Art. 11.º A competência conferida, directamente ou por delegação, aos directores-gerais e aos funcionários referidos no n.º 1 do artigo 2.º, nos termos deste decreto-lei, abrange os funcionários equiparados e poderá tornar-se extensiva, mediante despacho ministerial, aos dirigentes superiores dos serviços dotados de autonomia administrativa ou financeira, sem prejuízo de mais larga competência que lhes seja atribuída por lei.
Art. 12.º As dúvidas suscitadas na aplicação deste diploma serão resolvidas por decisão do Conselho de Ministros, a publicar no Diário do Governo.
Art. 13.º Ficam revogados os artigos 1.º, 2.º, 9.º, 10.º e 11.º do Decreto-Lei 42800, de 11 de Janeiro de 1960.
Publique-se e cumpra-se como nele se contém.

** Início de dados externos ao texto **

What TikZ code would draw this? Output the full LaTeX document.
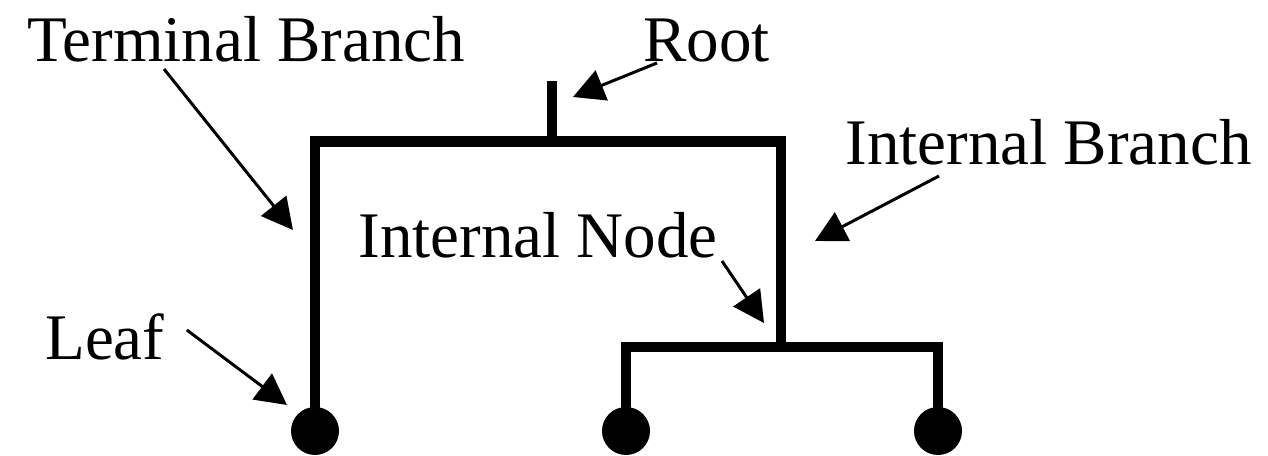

Paços do Governo da República, 23 de Novembro de 1967. - AMÉRICO DEUS RODRIGUES THOMAZ - António de Oliveira Salazar - António Jorge Martins da Mota Veiga - Manuel Gomes de Araújo - Alfredo Rodrigues dos Santos Júnior - Mário Júlio de Almeida Costa - Ulisses Cruz de Aguiar Cortês - Joaquim da Luz Cunha - Fernando Quintanilha Mendonça Dias - Alberto Marciano Gorjão Franco Nogueira - José Albino Machado Vaz - Joaquim Moreira da Silva Cunha - Inocêncio Galvão Teles - José Gonçalo da Cunha Sottomayor Correia de Oliveira - Carlos Gomes da Silva Ribeiro - José João Gonçalves de Proença - Francisco Pereira Neto de Carvalho.
Para ser presente à Assembleia Nacional.